# start of Data shown

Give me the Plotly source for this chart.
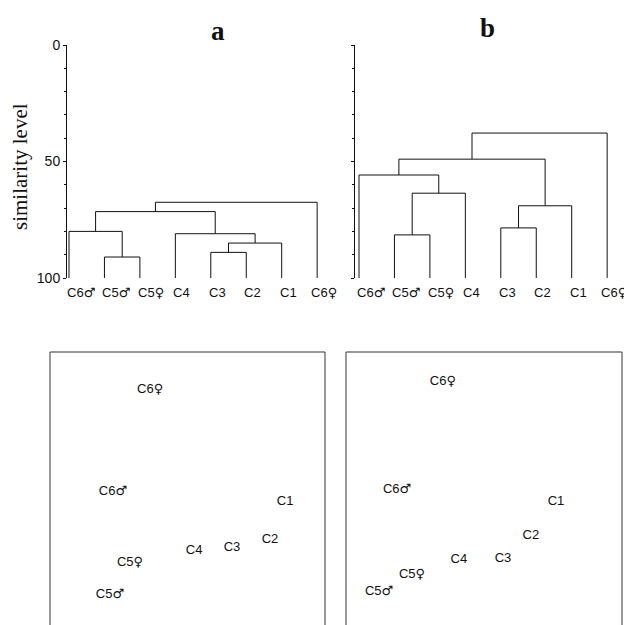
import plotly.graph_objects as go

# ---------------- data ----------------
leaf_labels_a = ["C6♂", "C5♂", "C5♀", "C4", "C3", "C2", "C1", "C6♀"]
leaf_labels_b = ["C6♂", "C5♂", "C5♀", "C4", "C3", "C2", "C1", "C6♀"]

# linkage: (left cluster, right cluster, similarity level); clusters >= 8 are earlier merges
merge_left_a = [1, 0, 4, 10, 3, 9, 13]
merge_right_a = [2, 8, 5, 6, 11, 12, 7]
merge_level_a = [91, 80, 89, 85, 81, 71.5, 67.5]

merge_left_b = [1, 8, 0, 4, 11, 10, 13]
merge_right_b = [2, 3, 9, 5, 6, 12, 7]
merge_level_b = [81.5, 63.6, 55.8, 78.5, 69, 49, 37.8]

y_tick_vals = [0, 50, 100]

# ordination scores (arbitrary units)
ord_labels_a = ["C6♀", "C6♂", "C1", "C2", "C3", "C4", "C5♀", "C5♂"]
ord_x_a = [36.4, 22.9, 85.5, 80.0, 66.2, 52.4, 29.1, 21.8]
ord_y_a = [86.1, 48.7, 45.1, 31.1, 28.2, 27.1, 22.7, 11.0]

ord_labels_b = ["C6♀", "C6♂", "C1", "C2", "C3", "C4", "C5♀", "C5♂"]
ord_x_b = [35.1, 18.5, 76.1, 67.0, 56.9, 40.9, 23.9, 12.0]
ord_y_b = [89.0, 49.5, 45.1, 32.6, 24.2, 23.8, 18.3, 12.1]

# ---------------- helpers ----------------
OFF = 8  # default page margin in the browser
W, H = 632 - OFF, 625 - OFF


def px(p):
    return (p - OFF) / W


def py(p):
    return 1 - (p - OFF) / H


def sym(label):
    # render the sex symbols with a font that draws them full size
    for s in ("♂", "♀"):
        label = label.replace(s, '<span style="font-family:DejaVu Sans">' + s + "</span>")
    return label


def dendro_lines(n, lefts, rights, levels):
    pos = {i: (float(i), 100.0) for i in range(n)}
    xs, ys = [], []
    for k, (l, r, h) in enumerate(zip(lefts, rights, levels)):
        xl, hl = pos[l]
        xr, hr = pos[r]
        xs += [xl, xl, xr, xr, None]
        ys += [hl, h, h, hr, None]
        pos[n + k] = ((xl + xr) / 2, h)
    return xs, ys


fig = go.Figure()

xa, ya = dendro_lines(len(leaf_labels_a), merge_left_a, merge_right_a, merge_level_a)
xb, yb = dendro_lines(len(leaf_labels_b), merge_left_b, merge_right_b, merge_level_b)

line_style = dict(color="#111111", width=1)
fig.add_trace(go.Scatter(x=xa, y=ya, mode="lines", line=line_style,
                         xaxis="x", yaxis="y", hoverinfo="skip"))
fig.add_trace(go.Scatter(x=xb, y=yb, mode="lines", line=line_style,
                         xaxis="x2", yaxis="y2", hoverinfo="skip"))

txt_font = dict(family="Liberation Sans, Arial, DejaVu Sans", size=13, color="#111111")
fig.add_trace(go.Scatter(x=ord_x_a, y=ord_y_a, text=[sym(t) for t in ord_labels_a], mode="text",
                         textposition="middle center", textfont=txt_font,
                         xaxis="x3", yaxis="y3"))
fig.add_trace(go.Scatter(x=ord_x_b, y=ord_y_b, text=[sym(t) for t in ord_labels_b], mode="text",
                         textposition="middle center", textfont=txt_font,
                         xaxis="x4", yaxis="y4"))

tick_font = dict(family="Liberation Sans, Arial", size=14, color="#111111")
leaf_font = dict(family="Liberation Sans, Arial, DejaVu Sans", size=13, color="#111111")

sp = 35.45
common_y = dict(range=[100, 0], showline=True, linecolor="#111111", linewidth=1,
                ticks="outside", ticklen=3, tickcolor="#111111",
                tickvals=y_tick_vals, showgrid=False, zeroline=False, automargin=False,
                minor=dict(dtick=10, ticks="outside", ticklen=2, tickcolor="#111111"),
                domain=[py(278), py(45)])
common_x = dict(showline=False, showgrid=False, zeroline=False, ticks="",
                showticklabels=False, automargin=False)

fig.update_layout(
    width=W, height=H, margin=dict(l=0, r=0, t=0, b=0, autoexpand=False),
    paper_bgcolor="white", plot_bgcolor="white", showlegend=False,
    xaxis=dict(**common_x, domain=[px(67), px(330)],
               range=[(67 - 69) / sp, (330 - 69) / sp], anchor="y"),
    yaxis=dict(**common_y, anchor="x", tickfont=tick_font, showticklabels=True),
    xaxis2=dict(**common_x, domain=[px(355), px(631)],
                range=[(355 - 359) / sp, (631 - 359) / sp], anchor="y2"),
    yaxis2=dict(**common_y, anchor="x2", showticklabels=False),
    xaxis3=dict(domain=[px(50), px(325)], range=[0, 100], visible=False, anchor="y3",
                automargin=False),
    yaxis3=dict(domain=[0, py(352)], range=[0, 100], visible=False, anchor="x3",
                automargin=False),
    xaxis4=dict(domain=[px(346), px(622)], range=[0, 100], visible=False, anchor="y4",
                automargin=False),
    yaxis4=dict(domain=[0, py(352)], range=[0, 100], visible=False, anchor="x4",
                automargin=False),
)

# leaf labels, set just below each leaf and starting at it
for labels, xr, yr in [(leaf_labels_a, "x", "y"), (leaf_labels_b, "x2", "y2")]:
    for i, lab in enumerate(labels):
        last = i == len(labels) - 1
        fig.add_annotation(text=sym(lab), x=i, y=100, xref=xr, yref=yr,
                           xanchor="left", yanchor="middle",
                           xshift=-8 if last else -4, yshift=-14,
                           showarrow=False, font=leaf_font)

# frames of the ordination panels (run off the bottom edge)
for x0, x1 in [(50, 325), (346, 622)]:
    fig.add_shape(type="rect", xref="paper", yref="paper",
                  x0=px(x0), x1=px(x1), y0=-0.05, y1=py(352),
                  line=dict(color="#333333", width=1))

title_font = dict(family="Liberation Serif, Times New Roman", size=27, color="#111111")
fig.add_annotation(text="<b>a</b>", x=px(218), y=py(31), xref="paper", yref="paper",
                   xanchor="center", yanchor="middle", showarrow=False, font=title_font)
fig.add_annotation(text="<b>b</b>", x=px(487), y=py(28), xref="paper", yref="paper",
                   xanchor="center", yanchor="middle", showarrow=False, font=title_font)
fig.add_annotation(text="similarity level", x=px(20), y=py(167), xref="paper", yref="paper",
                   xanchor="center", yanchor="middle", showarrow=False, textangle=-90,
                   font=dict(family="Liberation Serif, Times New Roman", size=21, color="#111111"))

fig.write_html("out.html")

# end of Data shown

Written exercise:
Return each line from the material above exactly, but not the pictures.

Exercise output:
Give me the Plotly source for this chart.
import plotly.graph_objects as go

# ---------------- data ----------------
leaf_labels_a = ["C6♂", "C5♂", "C5♀", "C4", "C3", "C2", "C1", "C6♀"]
leaf_labels_b = ["C6♂", "C5♂", "C5♀", "C4", "C3", "C2", "C1", "C6♀"]

# linkage: (left cluster, right cluster, similarity level); clusters >= 8 are earlier merges
merge_left_a = [1, 0, 4, 10, 3, 9, 13]
merge_right_a = [2, 8, 5, 6, 11, 12, 7]
merge_level_a = [91, 80, 89, 85, 81, 71.5, 67.5]

merge_left_b = [1, 8, 0, 4, 11, 10, 13]
merge_right_b = [2, 3, 9, 5, 6, 12, 7]
merge_level_b = [81.5, 63.6, 55.8, 78.5, 69, 49, 37.8]

y_tick_vals = [0, 50, 100]

# ordination scores (arbitrary units)
ord_labels_a = ["C6♀", "C6♂", "C1", "C2", "C3", "C4", "C5♀", "C5♂"]
ord_x_a = [36.4, 22.9, 85.5, 80.0, 66.2, 52.4, 29.1, 21.8]
ord_y_a = [86.1, 48.7, 45.1, 31.1, 28.2, 27.1, 22.7, 11.0]

ord_labels_b = ["C6♀", "C6♂", "C1", "C2", "C3", "C4", "C5♀", "C5♂"]
ord_x_b = [35.1, 18.5, 76.1, 67.0, 56.9, 40.9, 23.9, 12.0]
ord_y_b = [89.0, 49.5, 45.1, 32.6, 24.2, 23.8, 18.3, 12.1]

# ---------------- helpers ----------------
OFF = 8  # default page margin in the browser
W, H = 632 - OFF, 625 - OFF


def px(p):
    return (p - OFF) / W


def py(p):
    return 1 - (p - OFF) / H


def sym(label):
    # render the sex symbols with a font that draws them full size
    for s in ("♂", "♀"):
        label = label.replace(s, '<span style="font-family:DejaVu Sans">' + s + "</span>")
    return label


def dendro_lines(n, lefts, rights, levels):
    pos = {i: (float(i), 100.0) for i in range(n)}
    xs, ys = [], []
    for k, (l, r, h) in enumerate(zip(lefts, rights, levels)):
        xl, hl = pos[l]
        xr, hr = pos[r]
        xs += [xl, xl, xr, xr, None]
        ys += [hl, h, h, hr, None]
        pos[n + k] = ((xl + xr) / 2, h)
    return xs, ys


fig = go.Figure()

xa, ya = dendro_lines(len(leaf_labels_a), merge_left_a, merge_right_a, merge_level_a)
xb, yb = dendro_lines(len(leaf_labels_b), merge_left_b, merge_right_b, merge_level_b)

line_style = dict(color="#111111", width=1)
fig.add_trace(go.Scatter(x=xa, y=ya, mode="lines", line=line_style,
                         xaxis="x", yaxis="y", hoverinfo="skip"))
fig.add_trace(go.Scatter(x=xb, y=yb, mode="lines", line=line_style,
                         xaxis="x2", yaxis="y2", hoverinfo="skip"))

txt_font = dict(family="Liberation Sans, Arial, DejaVu Sans", size=13, color="#111111")
fig.add_trace(go.Scatter(x=ord_x_a, y=ord_y_a, text=[sym(t) for t in ord_labels_a], mode="text",
                         textposition="middle center", textfont=txt_font,
                         xaxis="x3", yaxis="y3"))
fig.add_trace(go.Scatter(x=ord_x_b, y=ord_y_b, text=[sym(t) for t in ord_labels_b], mode="text",
                         textposition="middle center", textfont=txt_font,
                         xaxis="x4", yaxis="y4"))

tick_font = dict(family="Liberation Sans, Arial", size=14, color="#111111")
leaf_font = dict(family="Liberation Sans, Arial, DejaVu Sans", size=13, color="#111111")

sp = 35.45
common_y = dict(range=[100, 0], showline=True, linecolor="#111111", linewidth=1,
                ticks="outside", ticklen=3, tickcolor="#111111",
                tickvals=y_tick_vals, showgrid=False, zeroline=False, automargin=False,
                minor=dict(dtick=10, ticks="outside", ticklen=2, tickcolor="#111111"),
                domain=[py(278), py(45)])
common_x = dict(showline=False, showgrid=False, zeroline=False, ticks="",
                showticklabels=False, automargin=False)

fig.update_layout(
    width=W, height=H, margin=dict(l=0, r=0, t=0, b=0, autoexpand=False),
    paper_bgcolor="white", plot_bgcolor="white", showlegend=False,
    xaxis=dict(**common_x, domain=[px(67), px(330)],
               range=[(67 - 69) / sp, (330 - 69) / sp], anchor="y"),
    yaxis=dict(**common_y, anchor="x", tickfont=tick_font, showticklabels=True),
    xaxis2=dict(**common_x, domain=[px(355), px(631)],
                range=[(355 - 359) / sp, (631 - 359) / sp], anchor="y2"),
    yaxis2=dict(**common_y, anchor="x2", showticklabels=False),
    xaxis3=dict(domain=[px(50), px(325)], range=[0, 100], visible=False, anchor="y3",
                automargin=False),
    yaxis3=dict(domain=[0, py(352)], range=[0, 100], visible=False, anchor="x3",
                automargin=False),
    xaxis4=dict(domain=[px(346), px(622)], range=[0, 100], visible=False, anchor="y4",
                automargin=False),
    yaxis4=dict(domain=[0, py(352)], range=[0, 100], visible=False, anchor="x4",
                automargin=False),
)

# leaf labels, set just below each leaf and starting at it
for labels, xr, yr in [(leaf_labels_a, "x", "y"), (leaf_labels_b, "x2", "y2")]:
    for i, lab in enumerate(labels):
        last = i == len(labels) - 1
        fig.add_annotation(text=sym(lab), x=i, y=100, xref=xr, yref=yr,
                           xanchor="left", yanchor="middle",
                           xshift=-8 if last else -4, yshift=-14,
                           showarrow=False, font=leaf_font)

# frames of the ordination panels (run off the bottom edge)
for x0, x1 in [(50, 325), (346, 622)]:
    fig.add_shape(type="rect", xref="paper", yref="paper",
                  x0=px(x0), x1=px(x1), y0=-0.05, y1=py(352),
                  line=dict(color="#333333", width=1))

title_font = dict(family="Liberation Serif, Times New Roman", size=27, color="#111111")
fig.add_annotation(text="<b>a</b>", x=px(218), y=py(31), xref="paper", yref="paper",
                   xanchor="center", yanchor="middle", showarrow=False, font=title_font)
fig.add_annotation(text="<b>b</b>", x=px(487), y=py(28), xref="paper", yref="paper",
                   xanchor="center", yanchor="middle", showarrow=False, font=title_font)
fig.add_annotation(text="similarity level", x=px(20), y=py(167), xref="paper", yref="paper",
                   xanchor="center", yanchor="middle", showarrow=False, textangle=-90,
                   font=dict(family="Liberation Serif, Times New Roman", size=21, color="#111111"))

fig.write_html("out.html")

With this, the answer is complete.